▶ **AIM OF THE EXERCISE**: Of all the lines in the material, how many contain the word "Generate"? State the number alone.

▶ **DATA TO USE**:
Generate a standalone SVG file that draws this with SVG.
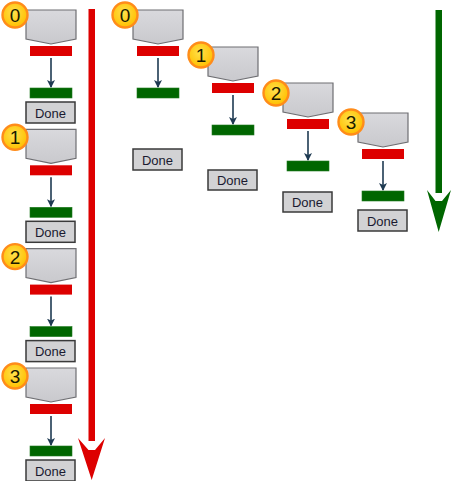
<svg xmlns="http://www.w3.org/2000/svg" width="452" height="481" viewBox="0 0 452 481">
  <defs>
    <radialGradient id="badgeFill" cx="0.45" cy="0.4" r="0.6">
      <stop offset="0" stop-color="#ffe14a"/>
      <stop offset="1" stop-color="#ffbf00"/>
    </radialGradient>
    <linearGradient id="boxFill" x1="0" y1="0" x2="0" y2="1">
      <stop offset="0" stop-color="#d9d9dd"/>
      <stop offset="1" stop-color="#c9c9cd"/>
    </linearGradient>
    <marker id="tip" viewBox="0 0 8 12" refX="7" refY="4" markerWidth="8" markerHeight="12" markerUnits="userSpaceOnUse" orient="auto">
      <path d="M0,0 L8,4 L0,8 L2,4 Z" fill="#1e3a52"/>
    </marker>
    <!-- one work step: header, red bar, arrow, green bar -->
    <g id="step">
      <path class="hdr" d="M0,0 H50 V29 L25,34 L0,29 Z"/>
      <rect class="red" x="4" y="36" width="42" height="10"/>
      <line class="flow" x1="25" y1="48" x2="25" y2="77"/>
      <rect class="grn" x="4" y="78" width="42" height="10"/>
    </g>
  </defs>
  <style>
    .hdr { fill: url(#boxFill); stroke: #6e6e72; stroke-width: 1.2; }
    .red { fill: #dd0000; }
    .grn { fill: #006600; stroke: #1f7a1f; stroke-width: 0.6; }
    .flow { stroke: #1e3a52; stroke-width: 1.6; marker-end: url(#tip); }
    .done rect { fill: #d2d2d4; stroke: #3a3a3a; stroke-width: 1.5; }
    .done text { font-family: "Liberation Sans", Arial, sans-serif; font-size: 13px; fill: #1a1a30; text-anchor: middle; }
    .badge circle { fill: url(#badgeFill); stroke: #ff8c1a; stroke-width: 2.4; }
    .badge text { font-family: "Liberation Sans", Arial, sans-serif; font-size: 19px; fill: #1a1a00; text-anchor: middle; }
  </style>

  <!-- big timeline arrows -->
  <g id="connectors">
    <rect x="88.5" y="9" width="6.5" height="432" fill="#dd0000"/>
    <path d="M88.5,450 L78,438 L91.7,480 L105,438 L95,450 Z" fill="#dd0000"/>
    <rect x="435.5" y="10" width="6.5" height="183" fill="#006600"/>
    <path d="M435.5,201 L427,190 L438.7,232 L451,190 L442,201 Z" fill="#006600"/>
  </g>

  <!-- sequential column -->
  <g id="seq0" transform="translate(26,10)">
    <use href="#step"/>
    <g class="done"><rect x="0" y="92" width="49" height="21"/><text x="24.5" y="107.5">Done</text></g>
    <g class="badge"><circle cx="-11" cy="5" r="12.5"/><text x="-11" y="12">0</text></g>
  </g>
  <g id="seq1" transform="translate(26,129.3)">
    <use href="#step"/>
    <g class="done"><rect x="0" y="92" width="49" height="21"/><text x="24.5" y="107.5">Done</text></g>
    <g class="badge"><circle cx="-11" cy="8" r="12.5"/><text x="-11" y="15">1</text></g>
  </g>
  <g id="seq2" transform="translate(26,248.6)">
    <use href="#step"/>
    <g class="done"><rect x="0" y="92" width="49" height="21"/><text x="24.5" y="107.5">Done</text></g>
    <g class="badge"><circle cx="-11" cy="8" r="12.5"/><text x="-11" y="15">2</text></g>
  </g>
  <g id="seq3" transform="translate(26,368)">
    <use href="#step"/>
    <g class="done"><rect x="0" y="92" width="49" height="21"/><text x="24.5" y="107.5">Done</text></g>
    <g class="badge"><circle cx="-11" cy="8" r="12.5"/><text x="-11" y="15">3</text></g>
  </g>

  <!-- overlapping staircase -->
  <g id="par0" transform="translate(133,10)">
    <use href="#step"/>
    <g class="done"><rect x="0" y="139" width="49" height="21"/><text x="24.5" y="154.5">Done</text></g>
    <g class="badge"><circle cx="-8" cy="5" r="12.5"/><text x="-8" y="12">0</text></g>
  </g>
  <g id="par1" transform="translate(208,47)">
    <use href="#step"/>
    <g class="done"><rect x="0" y="123" width="49" height="20"/><text x="24.5" y="137.5">Done</text></g>
    <g class="badge"><circle cx="-7" cy="8" r="12.5"/><text x="-7" y="15">1</text></g>
  </g>
  <g id="par2" transform="translate(283,83)">
    <use href="#step"/>
    <g class="done"><rect x="0" y="109" width="49" height="20"/><text x="24.5" y="123.5">Done</text></g>
    <g class="badge"><circle cx="-7" cy="10" r="12.5"/><text x="-7" y="17">2</text></g>
  </g>
  <g id="par3" transform="translate(358,113)">
    <use href="#step"/>
    <g class="done"><rect x="0" y="97" width="49" height="21"/><text x="24.5" y="112.5">Done</text></g>
    <g class="badge"><circle cx="-7" cy="9" r="12.5"/><text x="-7" y="16">3</text></g>
  </g>
</svg>
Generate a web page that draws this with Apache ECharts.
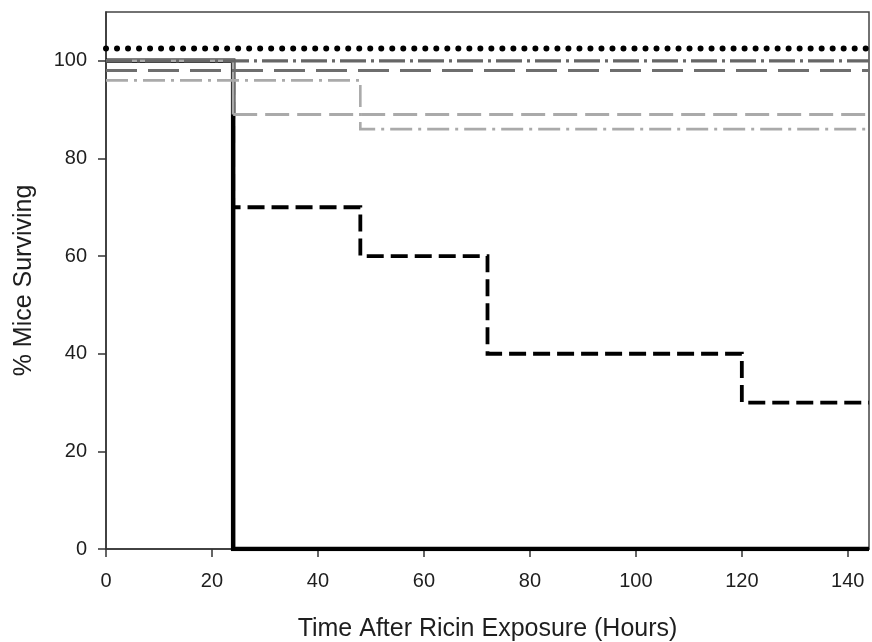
<!DOCTYPE html>
<html>
<head>
<meta charset="utf-8">
<title>Survival after ricin exposure</title>
<script src="https://cdn.jsdelivr.net/npm/echarts@6/dist/echarts.min.js"></script>
<style>
  html, body { margin: 0; padding: 0; background: #fff; }
  #chart { width: 872px; height: 642px; }
</style>
</head>
<body>
<div id="chart"></div>
<script>
// Tick positions
const xTicks = [0, 20, 40, 60, 80, 100, 120, 140];
const yTicks = [0, 20, 40, 60, 80, 100];

// Kaplan-Meier style step curves: event times (hours) and % surviving after each time
const solidBlackTimes = [0, 24, 144];
const solidBlackValues = [100, 0, 0];

const dashedBlackTimes = [0, 24, 48, 72, 120, 144];
const dashedBlackValues = [100, 70, 60, 40, 30, 30];

const dottedBlackTimes = [0, 144];
const dottedBlackValues = [102.5, 102.5];

const dashDotDarkTimes = [0, 144];
const dashDotDarkValues = [100, 100];

const longDashDarkTimes = [0, 144];
const longDashDarkValues = [98, 98];

const solidLightTimes = [0, 24];
const solidLightValues = [100, 89];

const dashedLightTimes = [24, 144];
const dashedLightValues = [89, 89];

const dashDotLightTimes = [0, 48, 144];
const dashDotLightValues = [96, 86, 86];

function pairs(times, values) {
  return times.map((t, i) => [t, values[i]]);
}

function stepSeries(times, values, color, width, dash, cap, z) {
  return {
    type: 'line',
    step: 'end',
    data: pairs(times, values),
    showSymbol: false,
    symbol: 'none',
    silent: true,
    z: z,
    lineStyle: {
      color: color,
      width: width,
      type: dash,
      cap: cap || 'butt',
      join: 'miter'
    }
  };
}

const chart = echarts.init(document.getElementById('chart'), null, { renderer: 'canvas' });

chart.setOption({
  animation: false,
  backgroundColor: '#ffffff',
  grid: {
    left: 106,
    right: 3,
    top: 12,
    bottom: 93,
    outerBoundsMode: 'none',
    containLabel: false,
    show: true,
    borderColor: '#444',
    borderWidth: 1.5,
    backgroundColor: 'transparent'
  },
  xAxis: {
    type: 'value',
    min: 0,
    max: 144,
    interval: 20,
    name: 'Time After Ricin Exposure (Hours)',
    nameLocation: 'middle',
    nameGap: 68,
    nameTextStyle: { fontFamily: 'Liberation Sans', fontSize: 25, color: '#1e1e1e' },
    axisLine: { show: true, onZero: false, lineStyle: { color: '#333', width: 1.5 } },
    axisTick: { show: true, inside: false, length: 8, customValues: xTicks, lineStyle: { color: '#333', width: 1.5 } },
    axisLabel: { customValues: xTicks, margin: 22, fontFamily: 'Liberation Sans', fontSize: 20, color: '#1e1e1e' },
    splitLine: { show: false }
  },
  yAxis: {
    type: 'value',
    min: 0,
    max: 110,
    interval: 20,
    name: '% Mice Surviving',
    nameLocation: 'middle',
    nameRotate: 90,
    nameGap: 69,
    nameTextStyle: { fontFamily: 'Liberation Sans', fontSize: 25, color: '#1e1e1e' },
    axisLine: { show: true, onZero: false, lineStyle: { color: '#333', width: 1.5 } },
    axisTick: { show: true, inside: false, length: 8, customValues: yTicks, lineStyle: { color: '#333', width: 1.5 } },
    axisLabel: { customValues: yTicks, margin: 19, fontFamily: 'Liberation Sans', fontSize: 20, color: '#1e1e1e' },
    splitLine: { show: false }
  },
  series: [
    stepSeries(solidBlackTimes, solidBlackValues, '#000000', 4.5, 'solid', 'butt', 1),
    stepSeries(dashedBlackTimes, dashedBlackValues, '#000000', 3.8, [17, 7], 'butt', 2),
    stepSeries(solidLightTimes, solidLightValues, '#aaaaaa', 3, 'solid', 'butt', 3),
    stepSeries(dashedLightTimes, dashedLightValues, '#aaaaaa', 3, [24, 8], 'butt', 4),
    stepSeries(dashDotLightTimes, dashDotLightValues, '#aaaaaa', 2.6, [22, 6, 3, 6], 'butt', 5),
    stepSeries(longDashDarkTimes, longDashDarkValues, '#6e6e6e', 3, [31, 11], 'butt', 6),
    stepSeries(dashDotDarkTimes, dashDotDarkValues, '#666666', 3.2, [26, 5, 3, 5], 'butt', 7),
    stepSeries(dottedBlackTimes, dottedBlackValues, '#000000', 6, [0.01, 11], 'round', 8)
  ]
});
</script>
</body>
</html>
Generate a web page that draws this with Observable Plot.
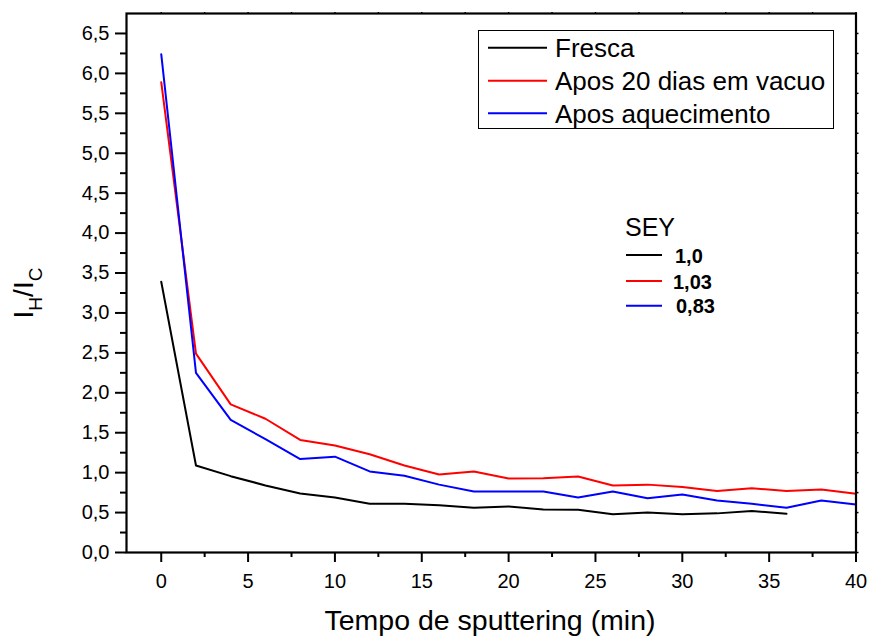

▶ **SOLUTION FOR THIS TASK**: 3